“So He asked the Father, “How long has this been happening to him?”  Mark 9:21

“Do you want to be made well?”  John 5:7

“What did Moses command you?”  Mark 10:3

As I have read through the gospels I am always taken aback with the amount of times Jesus asked questions.  So many times when people came to him for healing, Jesus would first ask them a question: often concerning what they wanted from Him. The true God who came down to earth with all knowledge and power, who truly had all the answers, would often first ask questions, even of his accusers before answering them. One of the ways that you could tell that Jesus truly listened to people he was communicating with before answering them; was He would use their answers to his questions, in His explanations.  In other parts of the bible, we are told that Jesus could tell what was in the hearts and minds of people before or without them saying a word.
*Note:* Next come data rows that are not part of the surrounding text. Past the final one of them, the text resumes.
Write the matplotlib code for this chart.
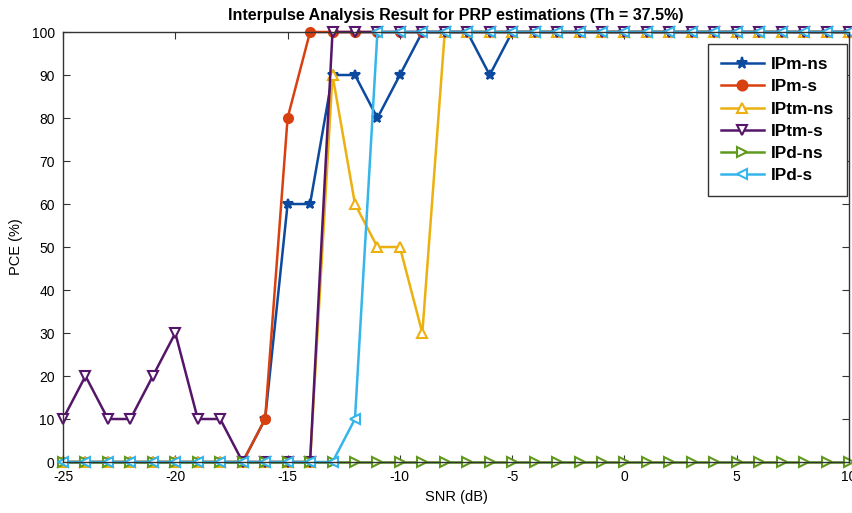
import matplotlib.pyplot as plt
import numpy as np

plt.rcParams['font.family'] = ['Liberation Sans', 'DejaVu Sans']
plt.rcParams['axes.unicode_minus'] = False

snr = np.arange(-25, 11)

ipm_ns = [0, 0, 0, 0, 0, 0, 0, 0, 0, 10, 60, 60, 90, 90, 80, 90, 100, 100, 100, 90] + [100] * 16
ipm_s = [0, 0, 0, 0, 0, 0, 0, 0, 0, 10, 80, 100] + [100] * 24
iptm_ns = [0] * 12 + [90, 60, 50, 50, 30] + [100] * 19
iptm_s = [10, 20, 10, 10, 20, 30, 10, 10, 0, 0, 0, 0] + [100] * 24
ipd_ns = [0] * 36
ipd_s = [0] * 13 + [10] + [100] * 22

labels = ['IPm-ns', 'IPm-s', 'IPtm-ns', 'IPtm-s', 'IPd-ns', 'IPd-s']
colors = ['#0b4a9e', '#d9400f', '#ecb010', '#55166a', '#5f9a1e', '#35b5ea']
markers = ['*', 'o', '^', 'v', '>', '<']
filled = [True, True, False, False, False, False]

fig = plt.figure(figsize=(8.53, 5.13), dpi=100)
ax = fig.add_axes([0.0739, 0.0994, 0.9214, 0.8382])

series = [ipm_ns, ipm_s, iptm_ns, iptm_s, ipd_ns, ipd_s]
for y, lab, c, m, f in zip(series, labels, colors, markers, filled):
    ax.plot(snr, y, color=c, marker=m, linewidth=1.8, markersize=7.5 if m == '*' else 6.5,
            markerfacecolor=c if f else 'white', markeredgecolor=c, markeredgewidth=1.5,
            label=lab, clip_on=False)

ax.set_xlim(-25, 10)
ax.set_ylim(0, 100)
ax.set_xticks(np.arange(-25, 11, 5))
ax.set_yticks(np.arange(0, 101, 10))
ax.tick_params(direction='in', top=True, right=True, labelsize=10, length=5,
               pad=6, color='#333333')
for s in ax.spines.values():
    s.set_linewidth(1.0)
    s.set_color('#333333')

ax.set_title('Interpulse Analysis Result for PRP estimations (Th = 37.5%)',
             fontsize=11.5, fontweight='bold', pad=9)
ax.set_xlabel('SNR (dB)', fontsize=10.5, labelpad=4)
ax.set_ylabel('PCE (%)', fontsize=10.5, labelpad=6)

leg = ax.legend(loc='upper right', bbox_to_anchor=(0.9975, 0.972), borderaxespad=0,
                prop={'weight': 'bold', 'size': 12.4}, fancybox=False, edgecolor='#333333',
                framealpha=1, handlelength=2.5, borderpad=0.75, labelspacing=0.42,
                handletextpad=0.4, markerscale=1.1)
leg.get_frame().set_linewidth(1.0)

plt.savefig('out.png', dpi=100)
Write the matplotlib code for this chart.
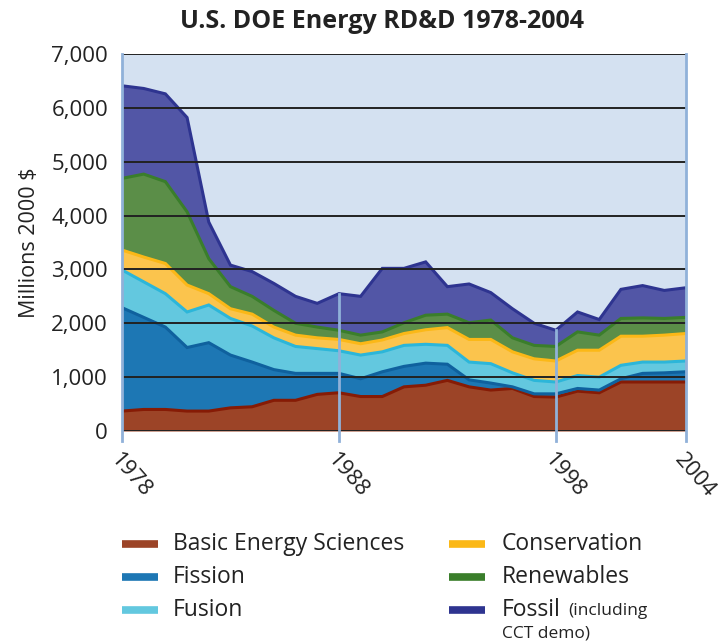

So why didn’t He just state His perfect answers before anyone said a word?  As to His motive I would not dare to try to speak for Jesus Christ.  However, as speech communications major and 20 plus year adult instructor in communication and behavioral processes, I can tell you the impact of not only His questions but also the fact that He would listen.  Jesus elevated the importance of person with whom He was interacting.  This is another example of Jesus’ servant prospective.  He truly is the Great Teacher.  Jesus knew that it was important for those He was interacting with to express their perspective, even if that perspective was in error.  Jesus used Himself as example by so often listening and then responsively teaching.  In essence saying:  “I have listened to you, now you should listen to me.”  Some might say that Jesus was giving up a position of strength and power by asking questions to and actually listening to responses, especially from His enemies.  Yet Jesus was profoundly confident that His Spirit of truth would overwhelm and defeat any wrong argument against Him, so there was no danger in His practice.

Think about how we so often interact today.  Time after time we see and hear where conversations rarely contain a complete sentence before the other person interrupts to jump in with their point.  We hear questions asked and as the person starts to respond, they are cut off with an attack or the other person trying to answer for the person.  In so many cases where there is the potential for disagreement there is no desire to elevate the other person to a level of equality in perspective but there is more often the need to belittle the person to utterly destroy their reasoning before we even have the opportunity to hear it.  The outcome is that the two parties virtually never learn anything new about the topic at hand and worst yet the other person.  We leave the interaction divided, discouraged and distrustful.

Let us learn from Jesus example.  Let us not believe that it is a sign of weakness to openly ask about the other side of the story.  Let us truly listen to the different perspective of others trying to gain insight into the person as well as the position.  There is one aspect of Jesus Christ’s example we should not copy.  And that is the thought that we have all knowledge.  We need to remember that we are the ones with the planks in our own eyes, that make it difficult to see the specks of others.

The two greatest commandments:  Love God and Love others as ourselves.  In remembering these we should remember that God truly wants to hear from us and will listen with His entire being and we should be listening to Him in return.  If He will listen to us when we speak to Him, should we not extend the same to others with home we speak?